ちなみに、コチラはトランポリンでダブルフリップのイメージトレーニングをする様子。この冬のメイクは間違いなさそうだ。
—いまスキーをしていて一番嬉しいのは、どんなこと?
「上手いじゃん、って言われること」
お父さんに言われて一番嬉しいのは「上手いじゃん」という言葉なのだそう。プロスキーヤーの父に上手いと言わせる、そこに喜びを感じるとは、なかなか大人びた発想ではないか。
—由馬クンは、お父さんのことどう思っているの?
「すごい上手。滑り方とか」
—お父さんになにか言いたいことは?
「いつもありがとう」
テレながら言った。お父さんをリスペクトし、支えてくれることに感謝を伝えられる、良い子の由馬クン。
自由に駆ける馬
由馬クンは10歳にしてこの滑り。当然、白馬コルチナをはじめ界隈では名が知れる人気者だ。滑りに行けばリフト乗り場のおじさんたちがお菓子をくれたり、声をかけてくれる。
こちらの動画を見てみよう。白馬コルチナ第4リフト乗り場は、新雪が積もった翌朝は100人を超える長蛇の列ができる。そのギャラリーをこんなに沸かせる10歳は、まずいない。

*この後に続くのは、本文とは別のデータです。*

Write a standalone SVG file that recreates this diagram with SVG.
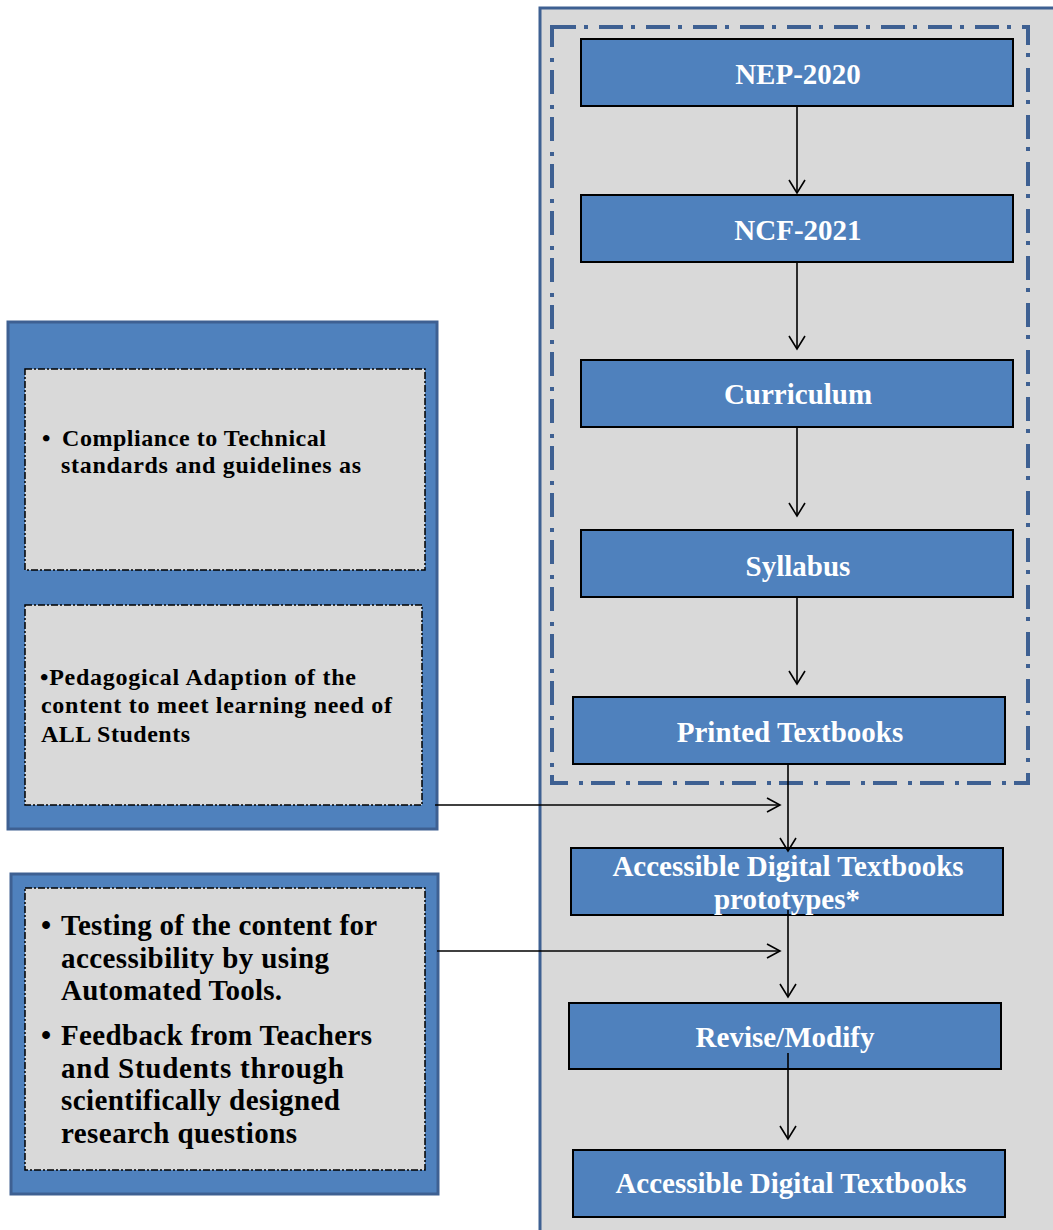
<svg xmlns="http://www.w3.org/2000/svg" width="1053" height="1230" viewBox="0 0 1053 1230">
<style>
.panel{fill:#D9D9D9;stroke:#3E6092;stroke-width:3}
.group{fill:none;stroke:#3E6092;stroke-width:4;stroke-dasharray:24 8 4 11}
.box{fill:#4F81BD;stroke:#000;stroke-width:2}
.outer{fill:#4F81BD;stroke:#3E6092;stroke-width:3}
.inner{fill:#D9D9D9;stroke:#000;stroke-width:1.5;stroke-dasharray:7 2 2 2}
.wt{font-family:"Liberation Serif","Times New Roman",serif;font-weight:bold;font-size:29px;fill:#fff;text-anchor:middle}
.bt{font-family:"Liberation Serif","Times New Roman",serif;font-weight:bold;fill:#000}
.s24{font-size:24px}
.s29{font-size:29px}
.conn line{stroke:#000;stroke-width:1.6}
.conn path{fill:none;stroke:#000;stroke-width:1.6}
</style>
<rect width="1053" height="1230" fill="#fff"/>
<g id="right-panel">
<rect class="panel" x="540" y="8" width="520" height="1235"/>
<rect class="group" x="552" y="27" width="476" height="756"/>
</g>
<g id="left-panel-1">
<rect class="outer" x="8" y="322" width="429" height="507"/>
<rect class="inner" x="25" y="369" width="400" height="201"/>
<text class="bt s24" x="42" y="446">•</text>
<text class="bt s24" x="62" y="446" textLength="264" lengthAdjust="spacing">Compliance to Technical</text>
<text class="bt s24" x="61" y="473" textLength="300" lengthAdjust="spacing">standards and guidelines as</text>
<rect class="inner" x="25" y="605" width="397" height="200"/>
<text class="bt s24" x="40" y="685" textLength="316" lengthAdjust="spacing">•Pedagogical Adaption of the</text>
<text class="bt s24" x="41" y="713" textLength="351" lengthAdjust="spacing">content to meet learning need of</text>
<text class="bt s24" x="41" y="742" textLength="149" lengthAdjust="spacing">ALL Students</text>
</g>
<g id="left-panel-2">
<rect class="outer" x="11" y="874" width="427" height="320"/>
<rect class="inner" x="25" y="888" width="400" height="282"/>
<text class="bt s29" x="41" y="935">•</text>
<text class="bt s29" x="61" y="935" textLength="316" lengthAdjust="spacing">Testing of the content for</text>
<text class="bt s29" x="61" y="968" textLength="268" lengthAdjust="spacing">accessibility by using</text>
<text class="bt s29" x="61" y="1000" textLength="221" lengthAdjust="spacing">Automated Tools.</text>
<text class="bt s29" x="41" y="1045">•</text>
<text class="bt s29" x="61" y="1045" textLength="311" lengthAdjust="spacing">Feedback from Teachers</text>
<text class="bt s29" x="61" y="1078" textLength="283" lengthAdjust="spacing">and Students  through</text>
<text class="bt s29" x="61" y="1110" textLength="279" lengthAdjust="spacing">scientifically designed</text>
<text class="bt s29" x="61" y="1143" textLength="236" lengthAdjust="spacing">research  questions</text>
</g>
<g id="nep2020"><rect class="box" x="581" y="39" width="432" height="67"/><text class="wt" x="798" y="84">NEP-2020</text></g>
<g id="ncf2021"><rect class="box" x="581" y="195" width="432" height="67"/><text class="wt" x="798" y="240">NCF-2021</text></g>
<g id="curriculum"><rect class="box" x="581" y="360" width="432" height="67"/><text class="wt" x="798" y="404">Curriculum</text></g>
<g id="syllabus"><rect class="box" x="581" y="530" width="432" height="67"/><text class="wt" x="798" y="576">Syllabus</text></g>
<g id="printed"><rect class="box" x="573" y="697" width="432" height="67"/><text class="wt" x="790" y="742">Printed Textbooks</text></g>
<g id="prototypes"><rect class="box" x="571" y="848" width="432" height="67"/><text class="wt" x="788" y="876">Accessible Digital Textbooks</text><text class="wt" x="787" y="909">prototypes*</text></g>
<g id="revise"><rect class="box" x="569" y="1003" width="432" height="66"/><text class="wt" x="785" y="1047">Revise/Modify</text></g>
<g id="final"><rect class="box" x="573" y="1150" width="432" height="67"/><text class="wt" x="791" y="1193">Accessible Digital Textbooks</text></g>
<g id="connectors" class="conn">
<line x1="797" y1="106" x2="797" y2="193"/><path d="M789 180 L797 193 L805 180"/>
<line x1="797" y1="262" x2="797" y2="349"/><path d="M789 336 L797 349 L805 336"/>
<line x1="797" y1="427" x2="797" y2="516"/><path d="M789 503 L797 516 L805 503"/>
<line x1="797" y1="597" x2="797" y2="684"/><path d="M789 671 L797 684 L805 671"/>
<line x1="788" y1="764" x2="788" y2="851"/><path d="M780 838 L788 851 L796 838"/>
<line x1="788" y1="910" x2="788" y2="997"/><path d="M780 984 L788 997 L796 984"/>
<line x1="788" y1="1053" x2="788" y2="1139"/><path d="M780 1126 L788 1139 L796 1126"/>
<line x1="435" y1="805" x2="780" y2="805"/><path d="M767 798 L780 805 L767 812"/>
<line x1="437" y1="951" x2="780" y2="951"/><path d="M767 944 L780 951 L767 958"/>
</g>
</svg>
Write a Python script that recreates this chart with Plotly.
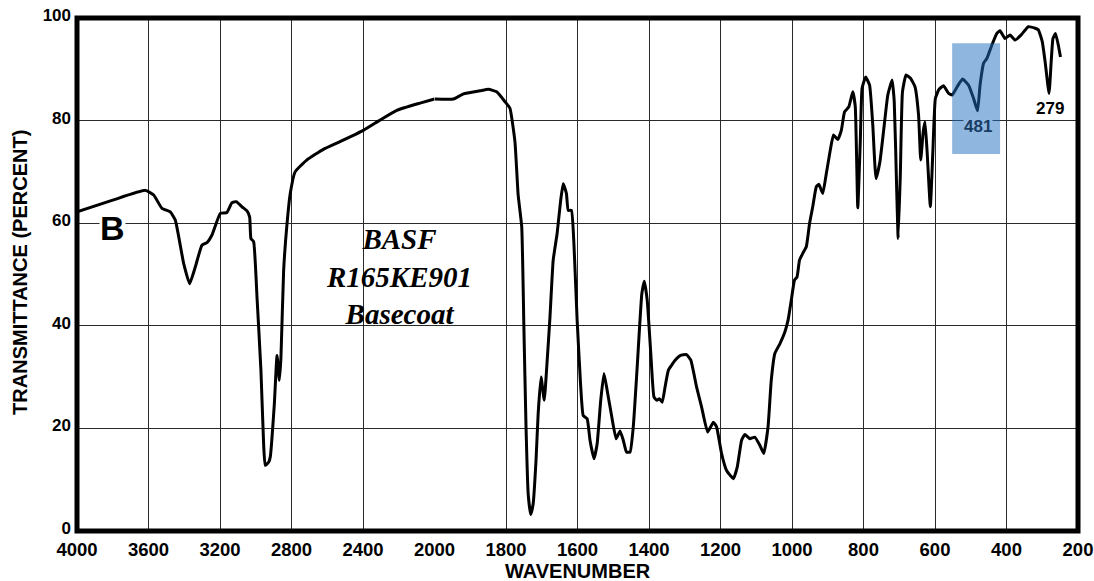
import plotly.graph_objects as go

# ---- data (wavenumber cm-1, % transmittance) ----
wavenumber = [
    4000, 3800, 3618, 3571, 3525, 3478, 3450, 3403, 3370, 3338, 3301, 3273, 3245,
    3198, 3161, 3133, 3109, 3077, 3049, 3034, 3027, 3012, 2993, 2971, 2956, 2947,
    2928, 2919, 2896, 2881, 2868, 2859, 2844, 2825, 2807, 2780, 2715, 2622, 2529,
    2398, 2305, 2211, 2081, 2000,
    1947, 1919, 1873, 1849, 1826, 1803, 1789, 1775, 1766, 1756, 1750, 1744, 1738,
    1731, 1724, 1716, 1710, 1702, 1693, 1686, 1677, 1668, 1657, 1647, 1640, 1631,
    1626, 1617, 1610, 1601, 1591, 1584, 1573, 1565, 1554, 1545, 1535, 1526, 1517,
    1504, 1492, 1481, 1472, 1463, 1453, 1444, 1433, 1420, 1413, 1405, 1395, 1386,
    1378, 1371, 1363, 1355, 1346, 1337, 1327, 1313, 1295, 1283, 1267, 1253, 1236,
    1220, 1211, 1197, 1183, 1164, 1153, 1141, 1132, 1118, 1104, 1090, 1079, 1067,
    1058, 1048, 1034, 1020, 1011, 1002, 993, 986, 979, 970, 960, 951, 942, 932,
    925, 914, 904, 893, 884, 872, 862, 853, 841, 830, 823, 816, 809, 804, 794, 783,
    774, 765, 754, 742, 732, 720, 714, 707, 703, 697, 691, 681, 668, 656, 646, 640,
    633, 628, 622, 613, 606, 599, 589, 576, 562, 552, 538, 523, 506, 492, 481, 474,
    464, 455, 441, 427, 418, 404, 390, 376, 359, 339, 320, 311, 300, 292, 281, 275,
    270, 263, 255, 249,
]
transmittance = [
    62.2, 64.5, 66.4, 65.5, 62.9, 62.2, 60.6, 52.1, 48.2, 51.5, 55.7, 56.2, 57.7,
    61.9, 62.1, 64.0, 64.2, 63.2, 62.4, 61.2, 57.0, 56.4, 45.6, 31.3, 17.0, 12.8,
    13.4, 14.4, 24.8, 34.2, 29.4, 33.9, 50.8, 59.9, 65.8, 70.0, 72.3, 74.4, 75.9,
    78.1, 80.1, 82.0, 83.4, 84.2,
    84.2, 85.2, 85.8, 86.1, 85.6, 83.7, 82.4, 75.9, 65.5, 59.3, 39.8, 20.3, 7.3,
    3.2, 5.3, 13.8, 22.9, 30.0, 25.5, 32.0, 41.7, 52.8, 58.0, 64.5, 67.7, 65.8,
    62.5, 62.5, 56.0, 41.1, 28.1, 22.5, 21.9, 17.7, 14.1, 17.0, 25.5, 30.7, 27.4,
    22.2, 18.0, 19.5, 17.7, 15.4, 15.4, 20.3, 32.0, 46.3, 48.7, 45.0, 34.6, 26.1,
    25.5, 25.8, 25.1, 28.1, 31.3, 32.3, 33.3, 34.2, 34.4, 33.3, 28.1, 24.2, 19.3,
    21.2, 20.3, 15.1, 11.8, 10.2, 12.5, 17.7, 18.8, 18.0, 18.3, 16.7, 15.1, 20.3,
    29.4, 34.6, 36.5, 38.8, 41.1, 45.0, 48.9, 49.5, 52.8, 54.1, 55.4, 59.9, 63.2, 67.1,
    67.6, 65.8, 69.7, 74.2, 77.2, 76.3, 78.1, 81.7, 82.7, 85.6, 82.7, 63.0, 75.9, 86.3, 88.5, 86.9,
    79.1, 68.7, 72.0, 79.1, 85.0, 87.9, 83.7, 66.1, 57.0, 69.4, 85.6, 88.9, 88.2, 86.6, 81.1, 72.3,
    77.8, 79.8, 73.9, 63.2, 73.9, 84.3, 86.1, 86.8, 85.3, 85.0, 86.6, 88.1, 86.9, 84.3, 81.9, 86.9,
    91.2, 92.1, 94.7, 97.0, 97.5, 96.0, 96.7, 95.7, 96.7, 98.3, 98.0, 97.7, 95.4, 91.5, 85.3, 91.5,
    96.0, 97.0, 94.7, 92.4,
]

y_ticks = [0, 20, 40, 60, 80, 100]
x_ticks_high = [4000, 3600, 3200, 2800, 2400]
x_ticks_low = [2000, 1800, 1600, 1400, 1200, 1000, 800, 600, 400, 200]
scale_break = 2000

sample_lines = ["BASF", "R165KE901", "Basecoat"]
peak_labels = ["481", "279"]
peak_positions = [480, 277]
peak_label_values = [78.9, 82.4]
highlight_x = [552, 418]
highlight_y = [73.5, 95.1]

# ---- figure ----
hi_x = [w for w in wavenumber if w >= scale_break]
hi_y = [t for w, t in zip(wavenumber, transmittance) if w >= scale_break]
lo_x = [w for w in wavenumber if w <= scale_break]
lo_y = [t for w, t in zip(wavenumber, transmittance) if w <= scale_break]

line_style = dict(color="black", width=3, shape="spline", smoothing=0.4)
fig = go.Figure()
fig.add_trace(go.Scatter(x=hi_x, y=hi_y, xaxis="x", yaxis="y", mode="lines",
                         line=line_style, showlegend=False, hoverinfo="skip"))
fig.add_trace(go.Scatter(x=lo_x, y=lo_y, xaxis="x2", yaxis="y", mode="lines",
                         line=line_style, showlegend=False, hoverinfo="skip"))

FONT = "Liberation Sans, Arial, sans-serif"
tickfont_x = dict(family=FONT, size=18.5, color="black", weight="bold")
tickfont_y = dict(family=FONT, size=17, color="black", weight="bold")
grid = dict(showgrid=True, gridcolor="#2a2a2a", gridwidth=1, zeroline=False,
            showline=False, ticks="", fixedrange=True, automargin=False)

fig.update_layout(
    width=1094, height=581,
    margin=dict(l=77, r=16, t=18, b=50),
    paper_bgcolor="white", plot_bgcolor="white",
    xaxis=dict(domain=[0, 5 / 14], range=[4000, 2000], tickvals=x_ticks_high,
               ticktext=[str(v) for v in x_ticks_high], tickfont=tickfont_x,
               anchor="y", ticklabelstandoff=5, **grid),
    xaxis2=dict(domain=[5 / 14, 1], range=[2000, 200], tickvals=x_ticks_low,
                ticktext=[str(v) for v in x_ticks_low], tickfont=tickfont_x,
                anchor="y", ticklabelstandoff=5, **grid),
    yaxis=dict(range=[0, 100], tickvals=y_ticks, ticktext=[str(v) for v in y_ticks],
               tickfont=tickfont_y, anchor="x", ticklabelstandoff=5,
               ticklabelshift=-3, **grid),
)

# plot frame
fig.add_shape(type="rect", xref="paper", yref="paper", x0=0, x1=1, y0=0, y1=1,
              line=dict(color="black", width=5), layer="above")

# highlight box around the 481 band
fig.add_shape(type="rect", xref="x2", yref="y", x0=highlight_x[0], x1=highlight_x[1],
              y0=highlight_y[0], y1=highlight_y[1], line=dict(width=0),
              fillcolor="rgba(30,110,190,0.5)", layer="above")

annotations = [
    dict(text="TRANSMITTANCE (PERCENT)", xref="paper", yref="paper",
         x=-0.057, y=0.505, textangle=-90, showarrow=False, xanchor="center", yanchor="middle",
         font=dict(family=FONT, size=20, color="black", weight="bold")),
    dict(text="WAVENUMBER", xref="paper", yref="paper", x=0.5, y=-0.078,
         showarrow=False, xanchor="center", yanchor="middle",
         font=dict(family=FONT, size=20, color="black", weight="bold")),
    dict(text="B", xref="x", yref="y", x=3799, y=59.0, showarrow=False,
         bgcolor="white", borderpad=0,
         font=dict(family=FONT, size=34, color="black", weight="bold")),
    dict(text="<br>".join(sample_lines), xref="x", yref="y", x=2199, y=49.6,
         showarrow=False, align="center",
         font=dict(family="Liberation Serif, Times New Roman, serif", size=29,
                   color="black", weight="bold", style="italic")),
    dict(text=peak_labels[0], xref="x2", yref="y", x=peak_positions[0], y=peak_label_values[0],
         showarrow=False, bgcolor="rgb(143,183,223)", borderpad=0,
         font=dict(family=FONT, size=17, color="rgb(25,60,100)", weight="bold")),
    dict(text=peak_labels[1], xref="x2", yref="y", x=peak_positions[1], y=peak_label_values[1],
         showarrow=False, bgcolor="white", borderpad=0,
         font=dict(family=FONT, size=17, color="black", weight="bold")),
]
fig.update_layout(annotations=annotations)

fig.write_html("out.html")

みんなに「由馬ヤバい」や「由馬ってスキー上手いよね」と言われたり、ギャラリーの歓声は、由馬クンのスキーへの思いをもっと熱くする。
—将来はどんな人になりたいの?
「プロスキーヤー」
と即答。やっぱりね!

「“由馬”って、自由に駆ける馬という意味なんです」
とお母さん。
どこまでも自由に育ってほしい、とお母さんが名付けたこの名前は、まさに彼の滑りそのものを言い表している。
誰よりも速く、誰よりも自由に、雪の草原を駆けて抜けていく。その姿に大人たちはワクワクし、驚かされるばかりだ。

最後に、由馬クンみたいにスキーをしているキッズやジュニアたちに何か一言メッセージを、とお願いしたところ……
「がんばれ! がんばると楽しいことがあるから」
スーパーキッズ・柴田由馬。10歳のフリースキーヤーは、これからどこまで羽ばたいていくのか。
これほど楽しみな未来も、そうはない。